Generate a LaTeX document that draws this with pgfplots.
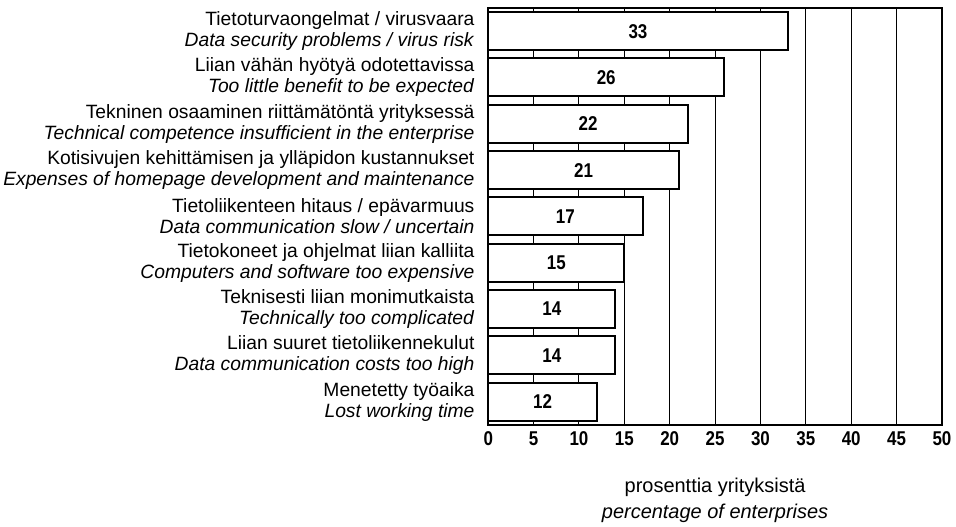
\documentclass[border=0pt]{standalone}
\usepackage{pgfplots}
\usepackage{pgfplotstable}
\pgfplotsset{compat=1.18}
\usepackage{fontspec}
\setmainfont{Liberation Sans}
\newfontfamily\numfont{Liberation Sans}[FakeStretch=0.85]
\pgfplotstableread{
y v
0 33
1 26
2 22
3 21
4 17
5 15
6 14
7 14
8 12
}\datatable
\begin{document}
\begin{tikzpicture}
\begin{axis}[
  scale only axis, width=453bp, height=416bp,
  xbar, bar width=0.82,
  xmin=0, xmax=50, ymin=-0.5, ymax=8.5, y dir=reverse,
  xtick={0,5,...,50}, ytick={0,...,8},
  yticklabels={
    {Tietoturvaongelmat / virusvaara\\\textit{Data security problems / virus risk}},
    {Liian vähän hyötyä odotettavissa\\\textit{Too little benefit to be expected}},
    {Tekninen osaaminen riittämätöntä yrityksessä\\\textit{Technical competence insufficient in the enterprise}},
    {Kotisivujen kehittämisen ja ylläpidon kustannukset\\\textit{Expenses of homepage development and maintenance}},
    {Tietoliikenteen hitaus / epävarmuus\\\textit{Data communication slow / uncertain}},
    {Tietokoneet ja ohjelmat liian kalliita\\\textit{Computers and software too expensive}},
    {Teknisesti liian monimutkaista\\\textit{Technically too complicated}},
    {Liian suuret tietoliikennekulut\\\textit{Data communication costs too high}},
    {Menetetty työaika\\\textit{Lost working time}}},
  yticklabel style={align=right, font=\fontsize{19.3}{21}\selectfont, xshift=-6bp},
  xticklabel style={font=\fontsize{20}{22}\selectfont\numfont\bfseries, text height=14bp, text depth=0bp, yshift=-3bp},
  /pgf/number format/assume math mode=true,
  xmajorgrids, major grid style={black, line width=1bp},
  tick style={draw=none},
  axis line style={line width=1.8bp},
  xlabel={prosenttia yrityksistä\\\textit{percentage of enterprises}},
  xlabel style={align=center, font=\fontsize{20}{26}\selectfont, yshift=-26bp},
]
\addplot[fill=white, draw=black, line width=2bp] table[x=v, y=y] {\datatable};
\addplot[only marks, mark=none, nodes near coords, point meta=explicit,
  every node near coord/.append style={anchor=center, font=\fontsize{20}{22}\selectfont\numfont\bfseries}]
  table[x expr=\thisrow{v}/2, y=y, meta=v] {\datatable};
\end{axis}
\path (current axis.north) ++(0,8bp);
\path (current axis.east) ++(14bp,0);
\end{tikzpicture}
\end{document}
==
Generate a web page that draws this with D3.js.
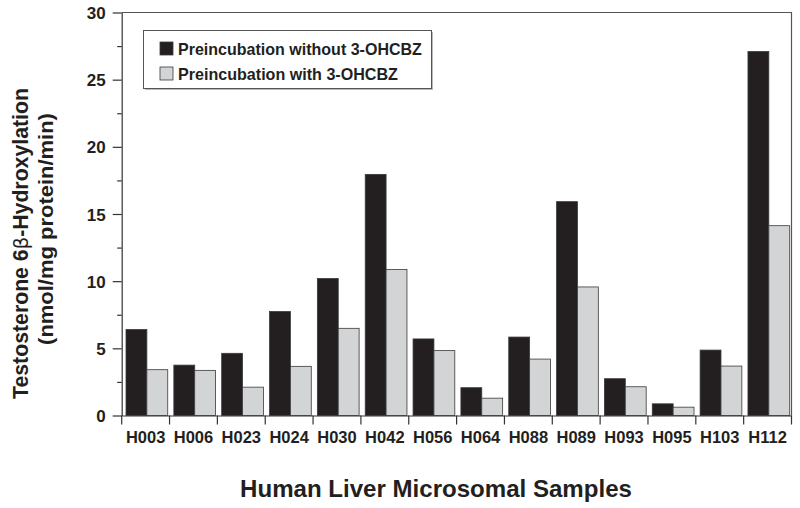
==
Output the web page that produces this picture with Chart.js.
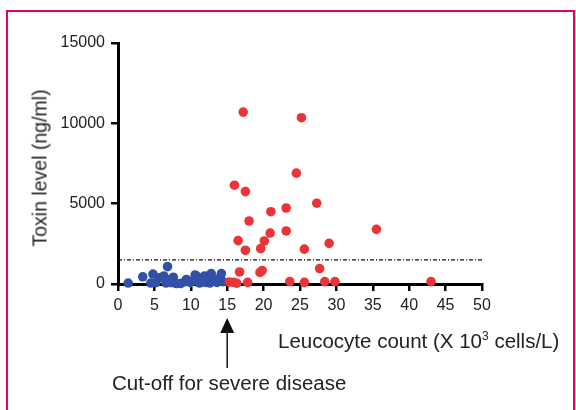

> **Objective**:
Locate each line containing the string "draws" and show it.

> **Answer below**:
Generate a LaTeX document that draws this with pgfplots.
Generate a web page that draws this with D3.js.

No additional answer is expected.